German minister urges anti-Islamic group to call off march

AFP , Sunday 11 Jan 2015

German Justice Minister Heiko Maas urged an anti-Islamic movement to call off a planned march on Monday, saying it had no right to "exploit" the killings by jihadists in Paris.

Maas, the most outspoken German cabinet member against the so-called "Patriotic Europeans Against the Islamisation of the Occident" (PEGIDA), told the daily Bild in its issue to be published Monday that he found the right-wing populist group "hypocritical".

"If the organisers had a shred of decency they would simply cancel these demonstrations," he was quoted as saying.

"The victims (of the Paris attacks) do not deserve to be abused by rabble-rousers like these."

The minister's comments came after the firebombing of a tabloid in northern Hamburg that had reprinted cartoons by French satirical paper Charlie Hebdo lampooning the Prophet Mohammed.

Police said they were investigating whether there was a link between the arson attack and the massacre at the paper in Paris on Wednesday that left 12 people dead.

PEGIDA has held weekly marches since October in the eastern city of Dresden and attracted a record 18,000 people at its last rally last Monday.
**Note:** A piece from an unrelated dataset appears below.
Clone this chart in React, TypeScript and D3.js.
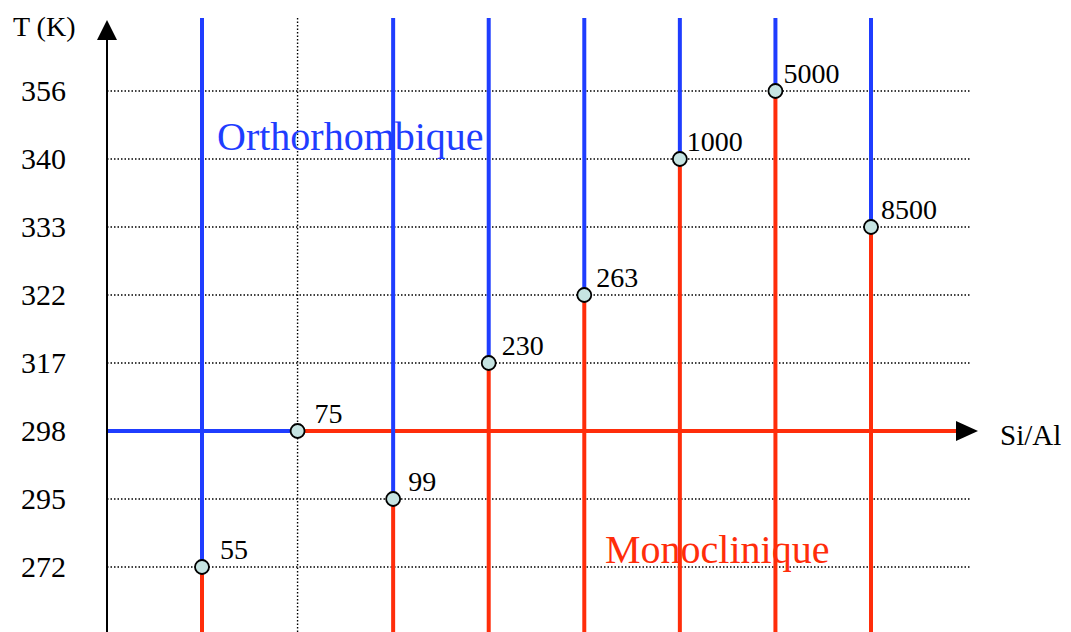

For its rally on Monday, it has asked participants to wear black armbands and observe a minute's silence for "the victims of terrorism in Paris".

Maas blasted this call.

"How hypocritical can you be?" he asked.

He noted that most of the 17 victims in France at the hands of Islamic extremists this week had worked at Charlie Hebdo, while PEGIDA frequently attacks the "lying press" in its slogans.

"It is simply disgusting how the people behind these protests are trying to exploit the despicable crimes in Paris," said Maas, who is from the Social Democrats, partners in Chancellor Angela Merkel's coalition government.

On Saturday about 35,000 people, organisers said, took to the streets in Dresden against the anti-Islam group's marches.

Several German Muslim groups have called a silent march in Berlin on Monday to denounce violence and call for social cohesion.